Understand Where the Guilt Comes From
To dismantle the guilt of saying no, it helps to understand its sources. Most no-related guilt comes from a few predictable places:
- The desire to please. We've learned that saying yes earns approval and saying no risks disappointing people, so no feels like failing them.
- Fear of conflict. No can provoke pushback, and the anticipation of that discomfort makes yes the path of least resistance.
- An inflated sense of responsibility. We feel personally responsible for solving others' problems, so declining feels like abandoning them.
- Identity tied to helpfulness. If being "the helpful one" is core to your self-image, no can feel like a betrayal of who you are.
Recognising which of these drives your guilt is the first step to addressing it. The guilt isn't a signal that you're doing something wrong — it's usually an old, learned reflex that no longer serves you.
The Strategic Structure of a Good No
How you say no matters enormously. A well-constructed no minimises guilt, preserves the relationship, and closes the matter cleanly. The key elements are:
- Be prompt. A quick no is kinder than a long delay that leaves the other person hoping.
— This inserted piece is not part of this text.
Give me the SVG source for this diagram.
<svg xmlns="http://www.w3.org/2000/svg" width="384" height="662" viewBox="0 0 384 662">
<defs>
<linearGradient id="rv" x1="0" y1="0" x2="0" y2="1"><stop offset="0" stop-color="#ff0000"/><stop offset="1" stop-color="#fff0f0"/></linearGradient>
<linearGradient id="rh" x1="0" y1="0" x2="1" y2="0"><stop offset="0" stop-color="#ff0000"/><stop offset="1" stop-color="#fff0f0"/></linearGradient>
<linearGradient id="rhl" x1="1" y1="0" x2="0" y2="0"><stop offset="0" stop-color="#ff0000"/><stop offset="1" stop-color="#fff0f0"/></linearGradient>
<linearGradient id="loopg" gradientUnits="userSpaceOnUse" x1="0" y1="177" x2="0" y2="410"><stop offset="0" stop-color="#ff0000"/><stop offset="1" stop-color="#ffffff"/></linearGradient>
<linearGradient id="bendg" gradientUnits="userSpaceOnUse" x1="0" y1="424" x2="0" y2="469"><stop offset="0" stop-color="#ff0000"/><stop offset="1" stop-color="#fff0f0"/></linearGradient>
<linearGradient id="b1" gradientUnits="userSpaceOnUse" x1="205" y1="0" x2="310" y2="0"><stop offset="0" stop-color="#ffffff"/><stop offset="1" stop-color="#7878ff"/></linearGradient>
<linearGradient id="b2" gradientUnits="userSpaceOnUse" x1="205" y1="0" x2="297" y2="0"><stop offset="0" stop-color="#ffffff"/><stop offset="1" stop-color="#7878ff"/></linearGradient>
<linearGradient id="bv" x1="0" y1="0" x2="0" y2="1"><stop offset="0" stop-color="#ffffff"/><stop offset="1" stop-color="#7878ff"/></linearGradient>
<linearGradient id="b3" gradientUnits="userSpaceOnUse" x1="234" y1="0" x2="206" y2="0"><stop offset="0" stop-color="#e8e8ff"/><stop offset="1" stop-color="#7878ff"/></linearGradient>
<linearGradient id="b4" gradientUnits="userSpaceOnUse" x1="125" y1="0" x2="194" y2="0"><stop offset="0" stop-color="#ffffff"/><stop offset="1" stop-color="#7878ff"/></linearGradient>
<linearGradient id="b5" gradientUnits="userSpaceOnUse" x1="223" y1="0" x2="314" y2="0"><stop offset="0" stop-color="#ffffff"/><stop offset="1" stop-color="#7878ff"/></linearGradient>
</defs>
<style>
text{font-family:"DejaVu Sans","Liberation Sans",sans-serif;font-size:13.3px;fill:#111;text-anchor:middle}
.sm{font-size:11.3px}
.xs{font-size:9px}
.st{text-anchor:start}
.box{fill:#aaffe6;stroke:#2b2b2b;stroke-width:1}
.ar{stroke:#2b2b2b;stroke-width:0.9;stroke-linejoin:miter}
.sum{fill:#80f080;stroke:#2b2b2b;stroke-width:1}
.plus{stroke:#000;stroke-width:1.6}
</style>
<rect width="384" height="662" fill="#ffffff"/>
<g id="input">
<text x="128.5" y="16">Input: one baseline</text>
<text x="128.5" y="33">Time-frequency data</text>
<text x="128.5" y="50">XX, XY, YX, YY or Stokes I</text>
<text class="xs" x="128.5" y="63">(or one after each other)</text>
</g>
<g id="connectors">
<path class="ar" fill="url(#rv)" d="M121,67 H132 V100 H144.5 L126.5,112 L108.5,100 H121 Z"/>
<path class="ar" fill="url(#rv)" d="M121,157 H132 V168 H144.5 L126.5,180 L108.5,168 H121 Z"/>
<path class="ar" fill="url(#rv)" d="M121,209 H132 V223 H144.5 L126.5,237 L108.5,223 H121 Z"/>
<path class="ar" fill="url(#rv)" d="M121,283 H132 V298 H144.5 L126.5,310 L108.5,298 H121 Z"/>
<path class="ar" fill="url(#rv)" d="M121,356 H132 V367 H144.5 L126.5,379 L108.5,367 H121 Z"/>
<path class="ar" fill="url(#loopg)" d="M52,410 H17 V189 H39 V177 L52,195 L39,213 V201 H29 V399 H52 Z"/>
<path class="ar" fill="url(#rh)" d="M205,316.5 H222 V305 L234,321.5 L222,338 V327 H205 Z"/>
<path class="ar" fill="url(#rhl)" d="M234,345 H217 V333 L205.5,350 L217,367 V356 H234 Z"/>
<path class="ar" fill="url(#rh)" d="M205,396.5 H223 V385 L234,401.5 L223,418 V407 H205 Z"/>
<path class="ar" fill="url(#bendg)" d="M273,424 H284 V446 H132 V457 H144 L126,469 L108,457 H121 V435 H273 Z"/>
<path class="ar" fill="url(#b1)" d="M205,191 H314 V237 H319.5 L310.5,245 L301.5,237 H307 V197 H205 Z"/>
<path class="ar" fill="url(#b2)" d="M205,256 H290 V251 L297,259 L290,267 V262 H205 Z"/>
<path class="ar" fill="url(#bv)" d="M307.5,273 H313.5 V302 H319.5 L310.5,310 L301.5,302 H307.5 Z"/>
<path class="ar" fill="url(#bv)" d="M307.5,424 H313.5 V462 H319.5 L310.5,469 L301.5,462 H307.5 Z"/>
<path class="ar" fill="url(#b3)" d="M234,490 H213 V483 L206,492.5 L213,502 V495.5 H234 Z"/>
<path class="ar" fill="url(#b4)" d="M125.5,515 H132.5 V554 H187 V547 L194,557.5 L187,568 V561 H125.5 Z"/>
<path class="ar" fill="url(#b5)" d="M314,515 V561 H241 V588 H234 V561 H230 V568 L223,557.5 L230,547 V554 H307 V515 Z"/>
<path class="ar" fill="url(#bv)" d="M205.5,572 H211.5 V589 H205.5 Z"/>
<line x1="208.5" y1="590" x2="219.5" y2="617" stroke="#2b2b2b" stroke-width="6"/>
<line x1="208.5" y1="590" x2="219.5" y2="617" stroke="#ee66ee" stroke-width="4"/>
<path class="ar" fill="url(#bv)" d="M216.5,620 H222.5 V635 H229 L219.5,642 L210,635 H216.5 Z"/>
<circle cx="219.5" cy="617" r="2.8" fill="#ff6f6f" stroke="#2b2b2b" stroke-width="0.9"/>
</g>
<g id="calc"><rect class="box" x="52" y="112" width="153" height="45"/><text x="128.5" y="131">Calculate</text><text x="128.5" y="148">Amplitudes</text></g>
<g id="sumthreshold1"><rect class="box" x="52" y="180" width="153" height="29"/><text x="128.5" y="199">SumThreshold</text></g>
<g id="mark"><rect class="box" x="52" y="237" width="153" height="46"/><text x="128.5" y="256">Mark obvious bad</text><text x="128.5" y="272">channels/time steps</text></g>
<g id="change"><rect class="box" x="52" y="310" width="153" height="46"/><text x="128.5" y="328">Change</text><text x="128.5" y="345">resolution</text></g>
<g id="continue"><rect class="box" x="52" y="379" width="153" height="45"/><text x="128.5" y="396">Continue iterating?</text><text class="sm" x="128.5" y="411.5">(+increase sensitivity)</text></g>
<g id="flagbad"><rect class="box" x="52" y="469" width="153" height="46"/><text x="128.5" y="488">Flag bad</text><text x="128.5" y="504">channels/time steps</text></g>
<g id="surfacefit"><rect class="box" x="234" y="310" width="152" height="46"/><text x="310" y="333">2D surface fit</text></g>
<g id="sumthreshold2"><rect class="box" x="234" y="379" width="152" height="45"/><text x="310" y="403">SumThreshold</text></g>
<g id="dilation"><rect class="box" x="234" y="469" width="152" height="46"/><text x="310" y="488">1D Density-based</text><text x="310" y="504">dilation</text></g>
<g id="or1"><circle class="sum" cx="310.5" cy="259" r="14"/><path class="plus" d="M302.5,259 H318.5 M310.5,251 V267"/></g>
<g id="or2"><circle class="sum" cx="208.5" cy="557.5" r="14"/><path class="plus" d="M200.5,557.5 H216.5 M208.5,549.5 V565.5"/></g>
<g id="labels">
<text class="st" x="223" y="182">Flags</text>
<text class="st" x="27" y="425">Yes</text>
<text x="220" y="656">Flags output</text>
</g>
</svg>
Dragging it out increases your guilt and their inconvenience.
- Be clear and direct. A firm, unambiguous no is easier on everyone than a wishy-washy maybe that invites negotiation and prolongs the discomfort.
- Decline the request, not the person. Make clear you value the relationship even as you decline this particular ask.
- Keep explanations brief. Over-explaining and over-apologising signal that your no is negotiable and actually increase your guilt by dwelling on the refusal.
This structure produces a no that is respectful, final, and far less guilt-inducing than the alternatives of avoidance or a resentful yes.
You Don't Owe an Elaborate Justification
A major source of no-related guilt is the belief that you must justify your refusal with a sufficiently good reason — and if your reason isn't compelling enough, you're not allowed to decline. This belief is both false and a guilt trap.
The truth is that "no" is a complete sentence, and your reasons are your own. You're allowed to decline simply because you don't want to do something, because it doesn't align with your priorities, or because you're protecting your limited resources — without presenting a case for approval. When you stop believing you owe an elaborate justification, you stop opening your nos to negotiation and stop measuring whether your reasons are "good enough." Your no doesn't require anyone's permission or agreement to be valid.
Offer Alternatives Only When You Genuinely Want To
Sometimes you can soften a no by offering an alternative — a smaller form of help, a different time, a referral to someone better suited. Done genuinely, this preserves goodwill while still protecting your priorities.
But be careful: offering alternatives out of guilt rather than genuine willingness just recreates the problem. If you offer a consolation yes only to soothe your discomfort, you've once again committed resources you didn't want to commit. Offer alternatives when you authentically want to help in a different way — not as a guilt-driven reflex to avoid the cleanness of a simple no. A guilt-motivated alternative is just a smaller version of the yes you should have declined.
Reframe the Other Person's Response
Much no-guilt comes from anticipating the other person's disappointment or displeasure. But you are responsible for delivering your no respectfully — you are not responsible for managing the other person's emotional reaction to it.
If you decline kindly and clearly, and someone responds with anger or guilt-tripping, that reaction is information about them, not evidence that your no was wrong. A reasonable person accepts a respectful no; someone who punishes you for declining is demonstrating exactly why the boundary was necessary. Separating your responsibility (a respectful refusal) from their responsibility (managing their own reaction) frees you from absorbing guilt over feelings that aren't yours to fix.
Practise to Build the Muscle
Saying no without guilt is a skill, and skills strengthen with practice. Start with low-stakes nos to build the muscle:
- Decline small requests that don't serve you, even when saying yes would be easy.
- Practise the phrase "I'm not able to take that on right now" until it feels natural.
- Resist the urge to immediately fill the silence with justifications after declining.
Each guilt-free no you successfully deliver teaches you that the catastrophe you feared — ruined relationships, lasting anger — rarely materialises. Over time, the guilt reflex weakens, and no becomes a natural, comfortable part of your decision-making toolkit.
The Life That Strategic No Creates
Learning to say no strategically and without guilt is genuinely life-changing, because it determines whether you author your own life or let others' requests author it for you. The person who can't say no ends up with a life shaped by everyone else's priorities — overcommitted, scattered, and resentful. The person who says no well builds a life concentrated on what they actually value.
Strategic no isn't about becoming closed-off or unhelpful. It's about being deliberate — reserving your finite resources for the things and people that matter most, and declining the rest with clarity and kindness. When you master the guilt-free no, your yeses become wholehearted, your priorities get the resources they deserve, and your life becomes genuinely yours. The ability to decline is, in the end, the ability to choose — and a life of good choices requires a great many good nos.